Hinting the algorithm to optimize performance

By default the reader will do its best to quickly slice the data down to a reasonable size however sometimes really large jobs can use a few hints to run more efficiently. If the record's date allow, changing the interval and time_resolution allows more fine grained control.

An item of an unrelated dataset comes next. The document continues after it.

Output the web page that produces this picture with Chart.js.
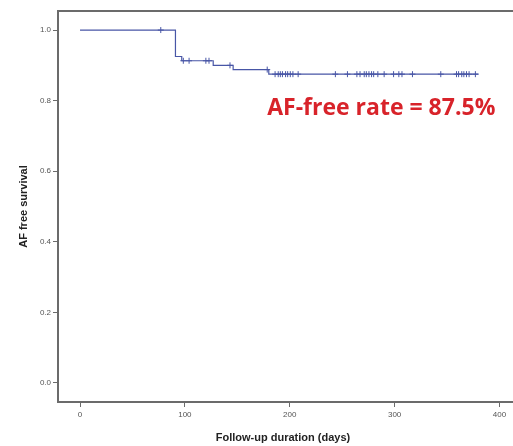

The example job will try to read in 1 minute chunks, and if it needs make smaller chunks, it can chunk at the millisecond resolution.

Example Job

{
"name" : "testing",
"workers" : 5,
"slicers" : 1,
"lifecycle" : "once",
"assets" : [
"elasticsearch"
],
"apis" : [
{
"_name": "elasticsearch_reader_api",
"index": "test_index",
"date_field_name": "created",
"time_resolution": "ms",
"interval": "1m",
"_connection": "es-1"
}
],
"operations" : [
{
"_op": "elasticsearch_reader",
"_api_name" : "elasticsearch_reader_api"
},
{
"_op": "noop"
}
]
}

Parameters

ConfigurationDescriptionTypeNotes
_opName of operation, it must reflect the exact name of the fileStringrequired
_api_nameName of api used for s3_readerStringrequired

In elasticsearch_assets v5, teraslice apis must be set within the job configuration. Teraslice will no longer automatically setup the api for you. All fields related to the api that were previously allowed on the operation config must be specified in the api config. Configurations for the api should no longer be set on the operation as they will be ignored. The api's _name must match the operation's _api_name.